Back in the 60s and 70s, listening to jazz is what musicians did. There was a popular expression of jazz and many of these more popular guys had true jazz credentials. George Benson and Pat Metheny came out of what Wes was doing, Mclaughlin, Freddie Hubbard or Chick Corea had played with Miles, Art Blakey and Stan Getz. People who listened to rock also talked about Metheny or Mclaughlin as much as Dickie Betts or Eric Clapton.There was a certain respect for musicianship. If you were in HS band, you listened to Chicago and Tower of Power, or Earth Wind and Fire, the horn bands.. That really died with punk rock
I can remember seeing Buddy Rich and Max Roach at an early age and the experiences are still permanently etched on my memory. They were that good, that stunning and that incredible. If you were growing up as a drummer then you listened to Krupa, Buddy, Max and Louie. You just did. There was no leap of faith or getting into it. It was just what drummers did.

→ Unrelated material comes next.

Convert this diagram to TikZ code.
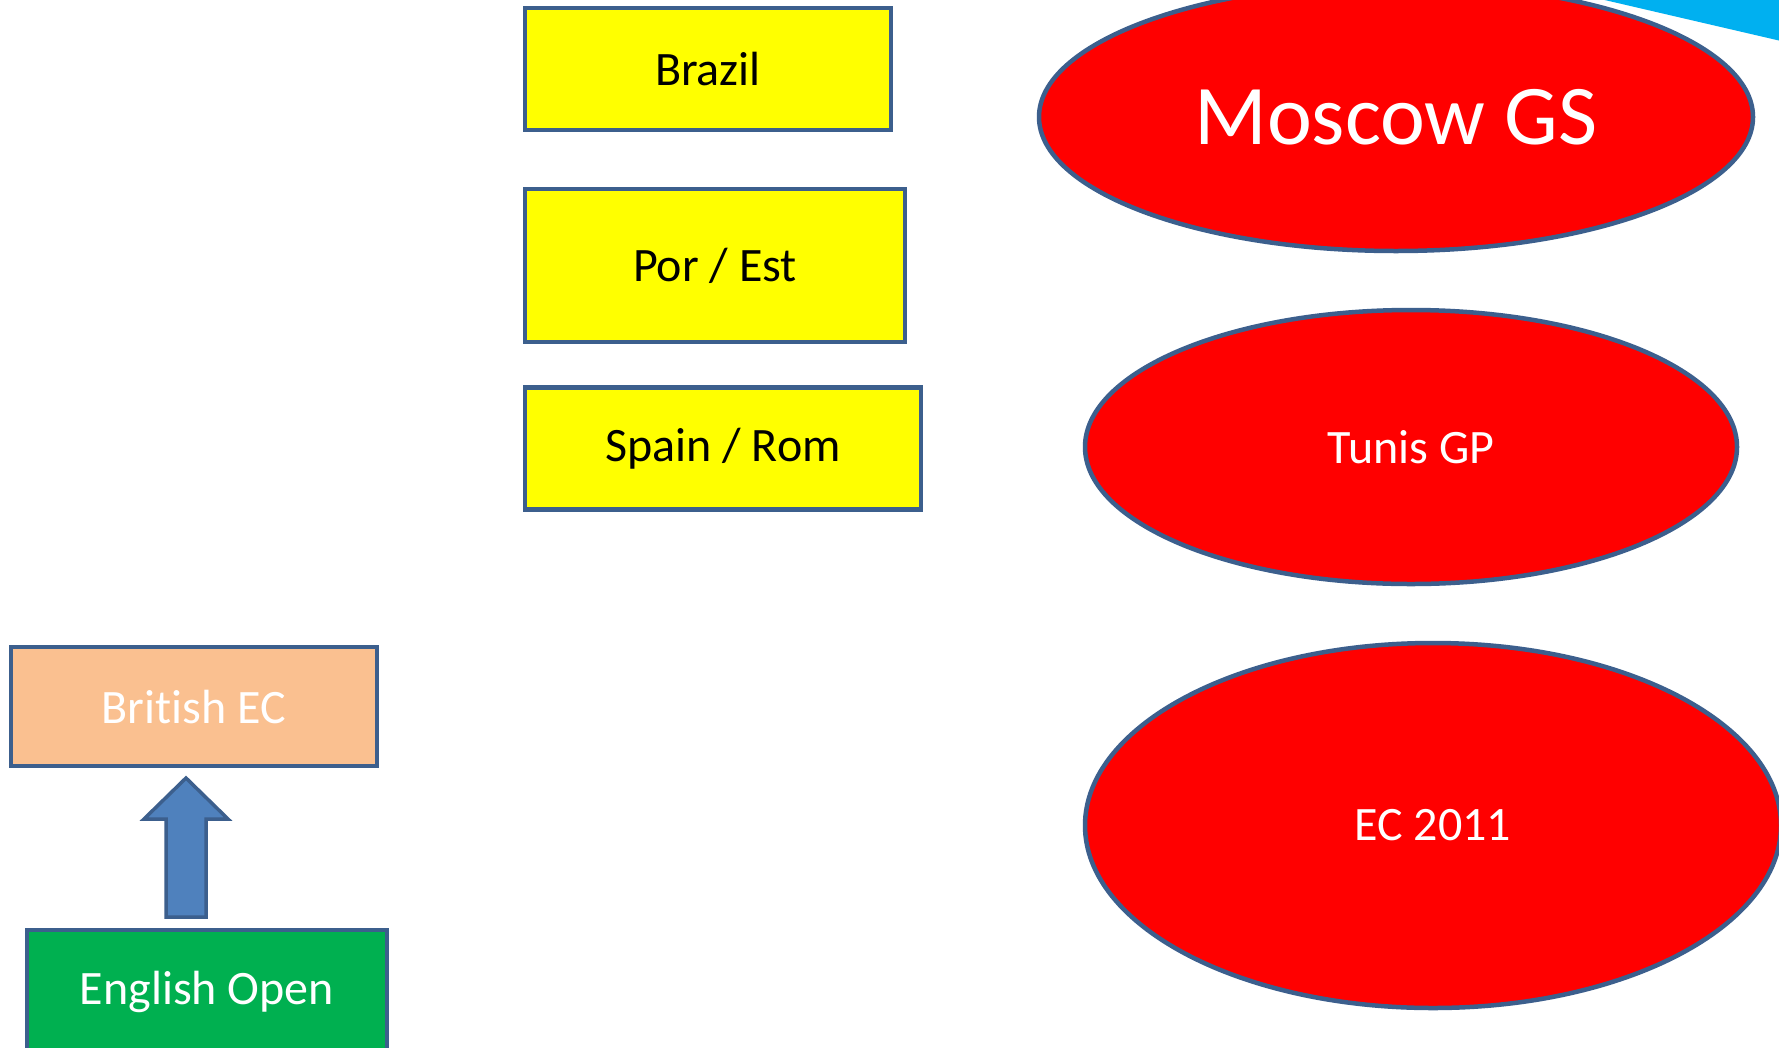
\documentclass[tikz,border=0pt]{standalone}
\usepackage{fontspec}
\setmainfont{Carlito}[Ligatures=NoCommon]
\usetikzlibrary{shapes.geometric}
\definecolor{edgeblue}{HTML}{3C5F8D}
\definecolor{boxyellow}{HTML}{FFFF00}
\definecolor{boxred}{HTML}{FF0000}
\definecolor{boxorange}{HTML}{FAC090}
\definecolor{boxgreen}{HTML}{00B050}
\definecolor{arrowblue}{HTML}{4F81BD}
\definecolor{skycyan}{HTML}{00B0F0}
\begin{document}
\begin{tikzpicture}[x=1pt,y=-1pt,
  rbox/.style={draw=edgeblue, line width=4.5pt, rectangle, inner sep=0pt, font=\fontsize{48}{52}\selectfont},
  ybox/.style={rbox, fill=boxyellow, text=black},
  oval/.style={draw=edgeblue, line width=4.5pt, ellipse, fill=boxred, text=white, inner sep=0pt, font=\fontsize{48}{52}\selectfont}
]
\useasboundingbox (0,0) rectangle (1779,1047);
\clip (0,0) rectangle (1779,1047);
\fill[white] (0,0) rectangle (1779,1047);

% cyan shape at top right
\fill[skycyan] (1596,-2) -- (1781,-2) -- (1781,41) -- cycle;

% yellow boxes
\node[ybox, minimum width=366pt, minimum height=122pt] (brazil) at (708,69) {Brazil};
\node[ybox, minimum width=380pt, minimum height=153pt] (porest) at (715,265.5) {Por / Est};
\node[ybox, minimum width=396pt, minimum height=122pt] (spain) at (723,448.5) {Spain / Rom};

% ellipses
\node[oval, minimum width=714pt, minimum height=268pt, font=\fontsize{85}{90}\selectfont] (moscow) at (1396,117) {Moscow GS};
\node[oval, minimum width=652pt, minimum height=274pt] (tunis) at (1411,447) {Tunis GP};
\node[oval, minimum width=696pt, minimum height=365pt] (ec) at (1433,825.5) {EC 2011};

% left boxes
\node[rbox, fill=boxorange, text=white, minimum width=366pt, minimum height=119pt] (british) at (194,706.5) {British EC};
\node[rbox, fill=boxgreen, text=white, minimum width=360pt, minimum height=124pt] (english) at (207,992) {English Open};

% block arrow from English Open up to British EC
\draw[edgeblue, line width=3.5pt, fill=arrowblue, line join=miter]
  (166,917) -- (166,819) -- (144,819) -- (186,778) -- (228,819) -- (206,819) -- (206,917) -- cycle;
\end{tikzpicture}
\end{document}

I disliked the 80s music, but looking back it wasn't all bad. The thing I hated about it was how bands that seemed to be doing the most useless tripe were often heralded as some great genius. I remember that came to a head for me with REM when they did Losing My Religion with a mandolin and it was such a big thing, as though they were this incredible band that had invented a new instrument. And it was a get tune. But we had to listen to it over and over and over again. It's like, hey we know Billy Jean is not your lover. Enough already.
I had worked in college radio and everyone loved REM; they were the Alt rock sweethearts. U2 was also an alt rock band in the beginning. The bands never did that much for me. I listened a lot to ECM: Metheny, John Abercrombie, Jack DeJohnette, Charles Lloyd, Ralph Towner even John Adams and Steve Reich were on ECM at the time. I saw John Adams last year and said I had been following him since ECM and he really just didn't know what to say.
I had quite a bad reputation at the station for saying that alt rock was really crap as compared to jazz. When Wynton Marsalis did a blurb in Grammaphone about how pop music was really not art and it was jazz that was the true American tradition, I plastered it on the bulletin board. Then Wynton's band went and joined Sting, who I loved, so that was just too funny. It wasn't that there was anything wrong with pop and that there were not some geat writers. it was just that it got too much undo attention.
I remember seeing Bono with Sting at one of those big fund raising concerts and he sang Sting's "Invisible Sun." At the end there is counting. I think he counts up to six, and Bono was putting up his fingers but didn't stop at six. He kept going. I realized he had never heard the song. For me, that really symbolized what alt rock was all about. There is something precious about reinventing I-IV-V-I. But it aint' that precious. I'd rather listen to somebody whose done some listening.
I can't say that I hated alt rock, it just wasn't my thing. There was really nothing not to like about Black Flag and Dead Kennedy's or Nirvana and Pearl Jam and Rage etc. I think it is great now that guys like Brad Medhlau and Ethan Iverson are arranging these tunes with a jazz sensibility. But Wynton was right; it was the jazz greats that were the true geniuses of the time.